— start Source excerpt —
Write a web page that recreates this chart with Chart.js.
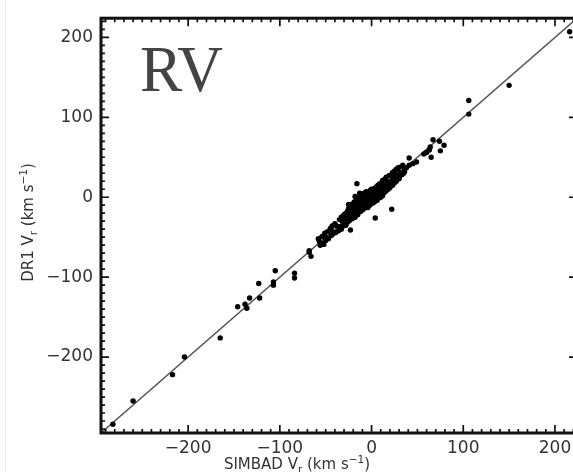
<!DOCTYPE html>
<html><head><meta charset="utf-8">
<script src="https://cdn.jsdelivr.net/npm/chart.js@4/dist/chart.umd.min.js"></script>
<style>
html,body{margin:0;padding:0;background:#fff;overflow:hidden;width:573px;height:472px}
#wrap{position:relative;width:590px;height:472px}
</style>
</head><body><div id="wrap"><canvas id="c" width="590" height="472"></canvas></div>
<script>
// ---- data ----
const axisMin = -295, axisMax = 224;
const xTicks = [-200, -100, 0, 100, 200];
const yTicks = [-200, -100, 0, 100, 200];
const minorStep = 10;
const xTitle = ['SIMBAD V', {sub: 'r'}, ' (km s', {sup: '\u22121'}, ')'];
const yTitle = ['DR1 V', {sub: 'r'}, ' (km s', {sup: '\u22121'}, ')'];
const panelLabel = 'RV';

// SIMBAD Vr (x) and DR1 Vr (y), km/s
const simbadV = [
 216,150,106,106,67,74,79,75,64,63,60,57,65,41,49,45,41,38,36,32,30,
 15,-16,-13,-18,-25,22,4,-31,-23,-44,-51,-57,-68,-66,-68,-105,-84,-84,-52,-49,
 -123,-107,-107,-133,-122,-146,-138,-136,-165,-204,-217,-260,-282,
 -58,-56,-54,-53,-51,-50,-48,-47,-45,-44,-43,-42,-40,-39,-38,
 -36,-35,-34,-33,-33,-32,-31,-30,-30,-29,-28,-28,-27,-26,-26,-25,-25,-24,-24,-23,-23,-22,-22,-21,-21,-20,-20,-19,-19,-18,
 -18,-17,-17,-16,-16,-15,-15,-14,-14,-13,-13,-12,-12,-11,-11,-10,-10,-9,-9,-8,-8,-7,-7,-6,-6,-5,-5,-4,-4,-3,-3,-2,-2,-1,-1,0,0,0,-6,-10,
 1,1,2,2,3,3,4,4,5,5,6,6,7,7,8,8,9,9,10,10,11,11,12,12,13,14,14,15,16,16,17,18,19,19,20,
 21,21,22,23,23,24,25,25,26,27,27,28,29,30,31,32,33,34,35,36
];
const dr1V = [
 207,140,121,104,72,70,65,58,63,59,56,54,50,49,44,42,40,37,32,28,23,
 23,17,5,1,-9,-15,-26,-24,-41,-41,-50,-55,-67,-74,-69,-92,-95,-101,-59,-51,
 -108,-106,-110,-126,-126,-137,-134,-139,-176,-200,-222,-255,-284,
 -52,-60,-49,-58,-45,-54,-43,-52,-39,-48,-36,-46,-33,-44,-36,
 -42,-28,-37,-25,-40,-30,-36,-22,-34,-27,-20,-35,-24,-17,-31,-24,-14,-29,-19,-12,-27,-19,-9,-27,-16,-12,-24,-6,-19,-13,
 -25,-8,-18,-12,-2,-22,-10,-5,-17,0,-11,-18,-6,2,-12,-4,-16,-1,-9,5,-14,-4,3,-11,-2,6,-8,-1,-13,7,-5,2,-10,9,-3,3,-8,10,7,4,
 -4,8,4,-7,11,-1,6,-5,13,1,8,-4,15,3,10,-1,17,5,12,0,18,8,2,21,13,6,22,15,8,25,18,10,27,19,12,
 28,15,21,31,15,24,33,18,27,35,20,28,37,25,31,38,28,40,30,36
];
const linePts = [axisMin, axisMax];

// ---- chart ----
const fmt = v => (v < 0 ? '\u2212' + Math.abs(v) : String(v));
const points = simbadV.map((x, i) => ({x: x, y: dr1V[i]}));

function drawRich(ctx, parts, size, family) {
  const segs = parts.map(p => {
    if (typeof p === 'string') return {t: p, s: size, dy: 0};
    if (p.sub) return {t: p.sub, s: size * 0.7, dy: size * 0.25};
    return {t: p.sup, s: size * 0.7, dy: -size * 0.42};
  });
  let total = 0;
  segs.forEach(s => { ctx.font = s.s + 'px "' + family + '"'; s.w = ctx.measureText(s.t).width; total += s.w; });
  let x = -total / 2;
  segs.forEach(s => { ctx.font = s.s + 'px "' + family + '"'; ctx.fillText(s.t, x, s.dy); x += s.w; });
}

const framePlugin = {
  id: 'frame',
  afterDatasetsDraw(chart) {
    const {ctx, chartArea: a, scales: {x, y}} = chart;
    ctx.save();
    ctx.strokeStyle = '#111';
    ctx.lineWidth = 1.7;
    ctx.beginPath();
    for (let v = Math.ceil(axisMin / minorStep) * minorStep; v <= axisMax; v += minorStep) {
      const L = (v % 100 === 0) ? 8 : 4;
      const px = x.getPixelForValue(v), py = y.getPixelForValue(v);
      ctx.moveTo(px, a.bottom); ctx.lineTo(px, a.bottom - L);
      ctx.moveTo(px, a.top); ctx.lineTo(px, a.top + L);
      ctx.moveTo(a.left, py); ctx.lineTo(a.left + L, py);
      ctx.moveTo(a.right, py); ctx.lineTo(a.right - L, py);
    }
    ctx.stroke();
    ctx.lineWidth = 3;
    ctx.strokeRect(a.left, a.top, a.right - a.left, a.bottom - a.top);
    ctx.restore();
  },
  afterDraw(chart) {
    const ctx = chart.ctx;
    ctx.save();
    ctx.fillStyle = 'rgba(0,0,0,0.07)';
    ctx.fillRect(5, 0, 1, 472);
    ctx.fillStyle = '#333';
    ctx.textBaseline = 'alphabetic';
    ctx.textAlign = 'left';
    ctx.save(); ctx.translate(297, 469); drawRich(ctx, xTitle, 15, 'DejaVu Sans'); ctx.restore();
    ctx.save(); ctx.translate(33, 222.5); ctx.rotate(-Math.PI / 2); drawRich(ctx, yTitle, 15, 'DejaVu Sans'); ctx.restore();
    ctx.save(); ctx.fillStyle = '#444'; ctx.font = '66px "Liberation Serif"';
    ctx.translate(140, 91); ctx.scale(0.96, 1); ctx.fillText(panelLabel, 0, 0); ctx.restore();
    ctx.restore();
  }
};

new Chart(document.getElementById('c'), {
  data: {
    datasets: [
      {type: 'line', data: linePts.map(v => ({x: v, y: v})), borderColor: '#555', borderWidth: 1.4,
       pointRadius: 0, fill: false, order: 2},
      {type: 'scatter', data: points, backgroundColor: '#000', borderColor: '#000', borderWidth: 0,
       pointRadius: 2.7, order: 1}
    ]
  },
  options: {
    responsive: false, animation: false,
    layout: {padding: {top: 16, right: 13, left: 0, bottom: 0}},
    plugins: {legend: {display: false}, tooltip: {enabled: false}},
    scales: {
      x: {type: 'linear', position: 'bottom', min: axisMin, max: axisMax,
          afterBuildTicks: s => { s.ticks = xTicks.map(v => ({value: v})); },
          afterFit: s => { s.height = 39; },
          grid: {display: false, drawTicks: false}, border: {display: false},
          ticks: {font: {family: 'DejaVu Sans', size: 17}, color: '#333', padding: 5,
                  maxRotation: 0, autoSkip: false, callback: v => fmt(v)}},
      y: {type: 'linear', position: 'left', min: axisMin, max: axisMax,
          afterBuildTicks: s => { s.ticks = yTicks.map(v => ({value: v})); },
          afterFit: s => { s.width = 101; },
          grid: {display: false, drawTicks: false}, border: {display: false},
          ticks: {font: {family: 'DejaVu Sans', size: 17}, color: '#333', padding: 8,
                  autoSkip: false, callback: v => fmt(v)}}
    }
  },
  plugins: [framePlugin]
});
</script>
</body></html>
— end Source excerpt —
What the task asks
Transcribe the full listing above exactly, with the images removed.

Task result
Write a web page that recreates this chart with Chart.js.
<!DOCTYPE html>
<html><head><meta charset="utf-8">
<script src="https://cdn.jsdelivr.net/npm/chart.js@4/dist/chart.umd.min.js"></script>
<style>
html,body{margin:0;padding:0;background:#fff;overflow:hidden;width:573px;height:472px}
#wrap{position:relative;width:590px;height:472px}
</style>
</head><body><div id="wrap"><canvas id="c" width="590" height="472"></canvas></div>
<script>
// ---- data ----
const axisMin = -295, axisMax = 224;
const xTicks = [-200, -100, 0, 100, 200];
const yTicks = [-200, -100, 0, 100, 200];
const minorStep = 10;
const xTitle = ['SIMBAD V', {sub: 'r'}, ' (km s', {sup: '\u22121'}, ')'];
const yTitle = ['DR1 V', {sub: 'r'}, ' (km s', {sup: '\u22121'}, ')'];
const panelLabel = 'RV';

// SIMBAD Vr (x) and DR1 Vr (y), km/s
const simbadV = [
 216,150,106,106,67,74,79,75,64,63,60,57,65,41,49,45,41,38,36,32,30,
 15,-16,-13,-18,-25,22,4,-31,-23,-44,-51,-57,-68,-66,-68,-105,-84,-84,-52,-49,
 -123,-107,-107,-133,-122,-146,-138,-136,-165,-204,-217,-260,-282,
 -58,-56,-54,-53,-51,-50,-48,-47,-45,-44,-43,-42,-40,-39,-38,
 -36,-35,-34,-33,-33,-32,-31,-30,-30,-29,-28,-28,-27,-26,-26,-25,-25,-24,-24,-23,-23,-22,-22,-21,-21,-20,-20,-19,-19,-18,
 -18,-17,-17,-16,-16,-15,-15,-14,-14,-13,-13,-12,-12,-11,-11,-10,-10,-9,-9,-8,-8,-7,-7,-6,-6,-5,-5,-4,-4,-3,-3,-2,-2,-1,-1,0,0,0,-6,-10,
 1,1,2,2,3,3,4,4,5,5,6,6,7,7,8,8,9,9,10,10,11,11,12,12,13,14,14,15,16,16,17,18,19,19,20,
 21,21,22,23,23,24,25,25,26,27,27,28,29,30,31,32,33,34,35,36
];
const dr1V = [
 207,140,121,104,72,70,65,58,63,59,56,54,50,49,44,42,40,37,32,28,23,
 23,17,5,1,-9,-15,-26,-24,-41,-41,-50,-55,-67,-74,-69,-92,-95,-101,-59,-51,
 -108,-106,-110,-126,-126,-137,-134,-139,-176,-200,-222,-255,-284,
 -52,-60,-49,-58,-45,-54,-43,-52,-39,-48,-36,-46,-33,-44,-36,
 -42,-28,-37,-25,-40,-30,-36,-22,-34,-27,-20,-35,-24,-17,-31,-24,-14,-29,-19,-12,-27,-19,-9,-27,-16,-12,-24,-6,-19,-13,
 -25,-8,-18,-12,-2,-22,-10,-5,-17,0,-11,-18,-6,2,-12,-4,-16,-1,-9,5,-14,-4,3,-11,-2,6,-8,-1,-13,7,-5,2,-10,9,-3,3,-8,10,7,4,
 -4,8,4,-7,11,-1,6,-5,13,1,8,-4,15,3,10,-1,17,5,12,0,18,8,2,21,13,6,22,15,8,25,18,10,27,19,12,
 28,15,21,31,15,24,33,18,27,35,20,28,37,25,31,38,28,40,30,36
];
const linePts = [axisMin, axisMax];

// ---- chart ----
const fmt = v => (v < 0 ? '\u2212' + Math.abs(v) : String(v));
const points = simbadV.map((x, i) => ({x: x, y: dr1V[i]}));

function drawRich(ctx, parts, size, family) {
  const segs = parts.map(p => {
    if (typeof p === 'string') return {t: p, s: size, dy: 0};
    if (p.sub) return {t: p.sub, s: size * 0.7, dy: size * 0.25};
    return {t: p.sup, s: size * 0.7, dy: -size * 0.42};
  });
  let total = 0;
  segs.forEach(s => { ctx.font = s.s + 'px "' + family + '"'; s.w = ctx.measureText(s.t).width; total += s.w; });
  let x = -total / 2;
  segs.forEach(s => { ctx.font = s.s + 'px "' + family + '"'; ctx.fillText(s.t, x, s.dy); x += s.w; });
}

const framePlugin = {
  id: 'frame',
  afterDatasetsDraw(chart) {
    const {ctx, chartArea: a, scales: {x, y}} = chart;
    ctx.save();
    ctx.strokeStyle = '#111';
    ctx.lineWidth = 1.7;
    ctx.beginPath();
    for (let v = Math.ceil(axisMin / minorStep) * minorStep; v <= axisMax; v += minorStep) {
      const L = (v % 100 === 0) ? 8 : 4;
      const px = x.getPixelForValue(v), py = y.getPixelForValue(v);
      ctx.moveTo(px, a.bottom); ctx.lineTo(px, a.bottom - L);
      ctx.moveTo(px, a.top); ctx.lineTo(px, a.top + L);
      ctx.moveTo(a.left, py); ctx.lineTo(a.left + L, py);
      ctx.moveTo(a.right, py); ctx.lineTo(a.right - L, py);
    }
    ctx.stroke();
    ctx.lineWidth = 3;
    ctx.strokeRect(a.left, a.top, a.right - a.left, a.bottom - a.top);
    ctx.restore();
  },
  afterDraw(chart) {
    const ctx = chart.ctx;
    ctx.save();
    ctx.fillStyle = 'rgba(0,0,0,0.07)';
    ctx.fillRect(5, 0, 1, 472);
    ctx.fillStyle = '#333';
    ctx.textBaseline = 'alphabetic';
    ctx.textAlign = 'left';
    ctx.save(); ctx.translate(297, 469); drawRich(ctx, xTitle, 15, 'DejaVu Sans'); ctx.restore();
    ctx.save(); ctx.translate(33, 222.5); ctx.rotate(-Math.PI / 2); drawRich(ctx, yTitle, 15, 'DejaVu Sans'); ctx.restore();
    ctx.save(); ctx.fillStyle = '#444'; ctx.font = '66px "Liberation Serif"';
    ctx.translate(140, 91); ctx.scale(0.96, 1); ctx.fillText(panelLabel, 0, 0); ctx.restore();
    ctx.restore();
  }
};

new Chart(document.getElementById('c'), {
  data: {
    datasets: [
      {type: 'line', data: linePts.map(v => ({x: v, y: v})), borderColor: '#555', borderWidth: 1.4,
       pointRadius: 0, fill: false, order: 2},
      {type: 'scatter', data: points, backgroundColor: '#000', borderColor: '#000', borderWidth: 0,
       pointRadius: 2.7, order: 1}
    ]
  },
  options: {
    responsive: false, animation: false,
    layout: {padding: {top: 16, right: 13, left: 0, bottom: 0}},
    plugins: {legend: {display: false}, tooltip: {enabled: false}},
    scales: {
      x: {type: 'linear', position: 'bottom', min: axisMin, max: axisMax,
          afterBuildTicks: s => { s.ticks = xTicks.map(v => ({value: v})); },
          afterFit: s => { s.height = 39; },
          grid: {display: false, drawTicks: false}, border: {display: false},
          ticks: {font: {family: 'DejaVu Sans', size: 17}, color: '#333', padding: 5,
                  maxRotation: 0, autoSkip: false, callback: v => fmt(v)}},
      y: {type: 'linear', position: 'left', min: axisMin, max: axisMax,
          afterBuildTicks: s => { s.ticks = yTicks.map(v => ({value: v})); },
          afterFit: s => { s.width = 101; },
          grid: {display: false, drawTicks: false}, border: {display: false},
          ticks: {font: {family: 'DejaVu Sans', size: 17}, color: '#333', padding: 8,
                  autoSkip: false, callback: v => fmt(v)}}
    }
  },
  plugins: [framePlugin]
});
</script>
</body></html>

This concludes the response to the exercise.